Masalah Terbesar Manusia

Ketika Yesus melihat iman  mereka, berkatalah Ia kepada orang lumpuh itu: “Percayalah, hai anak-Ku, dosamu sudah diampuni.” (Matius 9:2b)

 

Ayu bertanya kepada Tika “Tika, menurutmu kenapa sih dunia hancur seperti sekarang?” Tika menjawab “kurasa gara-gara orang-orang jahat. Seandainya semua berlaku baik, kurasa dunia akan jadi lebih baik.” Ayu menimpali “benar juga kamu, tetapi kenapa ada orang-orang jahat ya?” Tika menjawab “mungkin karena kemiskinan dan kurangnya tingkat pendidikan. Kalau manusia dididik dengan baik dan diberikan kecukupan hidup, kurasa manusia akan menjadi baik.” Ayu mengerutkan dahinya “tapi Tika, banyak loh penjahat yang berasal dari keluarga kaya dan terdidik.” Mendengar itu, Tika berdiam sejenak “hmm.. iya juga ya. Aku jadi bingung.”

 

Jika kita melihat berita-berita buruk di televisi maka kita bisa bertanya “mengapa ini semua terjadi? Siapakah yang seharusnya disalahkan? Kriminal itu sendiri? Pemerintah yang gagal mendidik masyarakatnya? Para ekonom yang gagal menyejahterakan rakyat? Apa solusi bagi dunia yang rusak ini?” Para filsuf di sepanjang sejarah mencoba menjawab pertanyaan yang besar ini. Selain menjawab pertanyaan itu, mereka juga mengusulkan solusi yang dipercaya dapat membuat dunia ini lebih baik. Namun ternyata sejarah membuktikan bahwa tidak ada satupun dari mereka yang dapat memberikan jawaban yang tepat dan mengusulkan solusi yang benar. Ini karena tidak ada satupun dari para filsuf ini yang merujuk kepada Alkitab. Pdt. Stephen Tong menulis “Filsafat yang gagal mengerti Alkitab dan gagal mengerti teologi yang benar, akan gagal di segala bidang.”[1]
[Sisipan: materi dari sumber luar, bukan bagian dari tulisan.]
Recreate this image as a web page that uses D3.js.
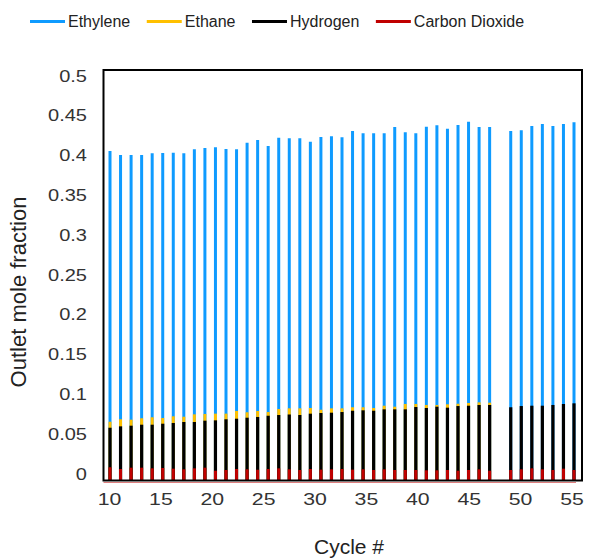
<!DOCTYPE html>
<html><head><meta charset="utf-8">
<script src="https://cdn.jsdelivr.net/npm/d3@7"></script>
<style>body{margin:0;background:#fff;} text{font-family:"Liberation Sans",Arial,sans-serif;}</style>
</head><body><svg id="c" width="610" height="559"></svg>
<script>
// ---- data ----
const cycles = [10,11,12,13,14,15,16,17,18,19,20,21,22,23,24,25,26,27,28,29,30,31,32,33,34,35,36,37,38,39,40,41,42,43,44,45,46,47,48,49,50,51,52,53,54];
const ethylene = [0.4015,0.3966,0.3966,0.3966,0.3987,0.399,0.3994,0.3987,0.4035,0.4051,0.406,0.4039,0.4035,0.4116,0.4148,0.4075,0.4176,0.4169,0.4169,0.4128,0.4185,0.4193,0.4181,0.4258,0.423,0.423,0.423,0.4307,0.4242,0.423,0.431,0.4327,0.4286,0.4331,0.4371,0.4307,0.4307,null,0.4258,0.4266,0.4319,0.4343,0.4319,0.4343,0.4364];
const ethane = [0.0721,0.0751,0.0746,0.0763,0.0775,0.0766,0.0787,0.0782,0.0811,0.0815,0.0819,0.0819,0.0852,0.0836,0.0852,0.0839,0.0876,0.0884,0.0884,0.0888,0.0867,0.0884,0.0884,0.0897,0.0897,0.0888,0.0916,0.0904,0.0937,0.0937,0.0925,0.0925,0.0933,0.094,0.0949,0.0957,0.0953,null,null,null,null,null,null,null,null];
const hydrogen = [0.0648,0.0665,0.0673,0.0685,0.0685,0.0697,0.0706,0.0718,0.0718,0.0734,0.0738,0.0751,0.0758,0.077,0.0779,0.0794,0.0803,0.0809,0.0803,0.0819,0.0827,0.0831,0.0839,0.0855,0.086,0.0855,0.0872,0.0872,0.0872,0.09,0.0888,0.0904,0.0892,0.0912,0.0916,0.0925,0.0925,null,0.0897,0.0912,0.0916,0.0916,0.0925,0.0937,0.0945];
const carbonDioxide = [0.0167,0.0146,0.0162,0.0162,0.0154,0.0158,0.015,0.0142,0.0154,0.0162,0.0125,0.0134,0.0146,0.0142,0.0137,0.0146,0.0154,0.0142,0.0134,0.0146,0.0138,0.0142,0.0146,0.0138,0.0142,0.0134,0.0142,0.0134,0.0134,0.0134,0.013,0.013,0.0134,0.0125,0.0134,0.0142,0.0125,null,0.0134,0.0142,0.0154,0.0142,0.0134,0.015,0.0134];
const seriesNames = ["Ethylene","Ethane","Hydrogen","Carbon Dioxide"];
const seriesColors = ["#0f9bff","#ffc000","#000000","#c00000"];
const xTicks = [10,15,20,25,30,35,40,45,50,55];
const yTicks = [0,0.05,0.1,0.15,0.2,0.25,0.3,0.35,0.4,0.45,0.5];

// ---- layout ----
const svg = d3.select("#c");
const frame = {left:103.5, right:582, top:70, bottom:480.5};

const xBar = d3.scalePoint().domain(cycles).range([110, 574]);
const y = d3.scaleLinear().domain([0, 0.5]).range([481, frame.top]);
const xAxisScale = d3.scaleLinear().domain([10, 55]).range([109, 571.5]);
const yLabelScale = d3.scaleLinear().domain([0, 0.5]).range([473.5, 75.5]);

const series = [ethylene, ethane, hydrogen, carbonDioxide];
const widths = [3, 3, 3.2, 3];

// bars drawn as overlapping vertical lines from zero
series.forEach((vals, si) => {
  svg.append("g").selectAll("line")
    .data(cycles.map((c, i) => ({c, v: vals[i]})).filter(d => d.v != null))
    .join("line")
    .attr("x1", d => xBar(d.c)).attr("x2", d => xBar(d.c))
    .attr("y1", y(0)).attr("y2", d => y(d.v))
    .attr("stroke", seriesColors[si])
    .attr("stroke-width", widths[si]);
});

// thin red baseline under the axis
svg.append("line").attr("x1", frame.left).attr("x2", 576)
  .attr("y1", 482.5).attr("y2", 482.5)
  .attr("stroke", "#c00000").attr("stroke-width", 1).attr("opacity", 0.5);

// frame
svg.append("rect")
  .attr("x", frame.left).attr("y", frame.top)
  .attr("width", frame.right - frame.left).attr("height", frame.bottom - frame.top)
  .attr("fill", "none").attr("stroke", "#000").attr("stroke-width", 2);

// y axis labels
const gy = svg.append("g").attr("transform", "translate(87,0)")
  .call(d3.axisLeft(yLabelScale).tickValues(yTicks).tickSize(0).tickPadding(0)
    .tickFormat(d => d3.format("")(+d.toFixed(2))));
gy.select(".domain").remove();
gy.selectAll("text").attr("x", 0).attr("dy", "0.35em")
  .style("font-size", "16px").attr("fill", "#333")
  .attr("transform", "scale(1.25,1)");

// x axis labels
const gx = svg.append("g").attr("transform", "translate(0,499)")
  .call(d3.axisBottom(xAxisScale).tickValues(xTicks).tickSize(0).tickPadding(0));
gx.select(".domain").remove();
gx.selectAll("text").attr("y", 0).attr("dy", "0.35em")
  .style("font-size", "17px").attr("fill", "#333")
  .attr("transform", "scale(1.25,1)");

// axis titles
svg.append("text").attr("x", 349).attr("y", 547).attr("dy", "0.35em")
  .attr("text-anchor", "middle").style("font-size", "21px").attr("fill", "#222")
  .text("Cycle #");
svg.append("text").attr("transform", "translate(18,292) rotate(-90)")
  .attr("dy", "0.35em").attr("text-anchor", "middle")
  .style("font-size", "22px").attr("fill", "#222")
  .text("Outlet mole fraction");

// legend
const lg = svg.append("g");
let lx = 30;
seriesNames.forEach((name, i) => {
  lg.append("line").attr("x1", lx).attr("x2", lx + 35)
    .attr("y1", 21.5).attr("y2", 21.5)
    .attr("stroke", seriesColors[i]).attr("stroke-width", 3);
  const t = lg.append("text").attr("x", lx + 38).attr("y", 21.5).attr("dy", "0.35em")
    .style("font-size", "16px").attr("fill", "#222").text(name);
  lx += 38 + t.node().getComputedTextLength() + 16.5;
});
</script></body></html>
Hanya Alkitab yang dapat menjawab pertanyaan ini. Alkitab menyatakan sebuah hal yang tidak pernah dipikirkan oleh filsuf manapun yaitu DOSA. Dosa dapat didefinisikan sebagai pemberontakan atau perlawanan terhadap Allah. Allah menyatakan bahwa jika Adam dan Hawa memakan buah dari pohon pengetahuan itu maka mereka pasti mati. Mereka mati karena melawan perintah Allah. Paulus menulis “upah dosa ialah maut” (Roma 6:23a). Mati yang dimaksudkan Alkitab pertama-tama bukanlah mati secara biologis tetapi mati rohani, yaitu terpisah dari Allah yang adalah Sumber Kehidupan dan Kebaikan. Ketika manusia sudah terpisah dari dan bermusuhan dengan Allah yang adalah Sumber Kehidupan dan Kebaikan, maka tidak heran bila takdir manusia adalah kematian dan kejahatan. Tidak mengejutkan bila dunia sekarang ini telah kacau dan tidak bisa diperbaiki melalui pendidikan dan harta semata.

Allah yang mengasihi manusia ternyata memiliki rencana untuk mendamaikan Diri-Nya dengan manusia yang berdosa yaitu dengan mengirimkan dan mengorbankan Anak-Nya yang tunggal. Ketika orang yang lumpuh itu datang kepada Yesus, ia bermaksud untuk mendapatkan kesembuhan fisik. Namun Yesus pertama-tama memberikan kepadanya suatu hal yang paling dibutuhkan setiap manusia yaitu PENGAMPUNAN DOSA. Ketika manusia sudah diperdamaikan dengan Allah, ia kembali menjalin relasi dengan Sumber Kehidupan dan Kebaikan itu. Saat relasinya sudah kembali pulih dengan Allah, segala permasalahan akan selesai satu per satu. Pada akhirnya, ketika Allah telah selesai menghakimi dunia, Allah akan memberikan langit dan bumi yang baru dimana tidak ada lagi kematian dan kejahatan. Sudahkah kita mengerti kengerian dosa, meminta pengampunan-Nya, dan berjanji hidup kudus bagi-Nya?

 

[1] Stephen Tong, Pemuda dan Krisis Zaman (Jakarta, Momentum).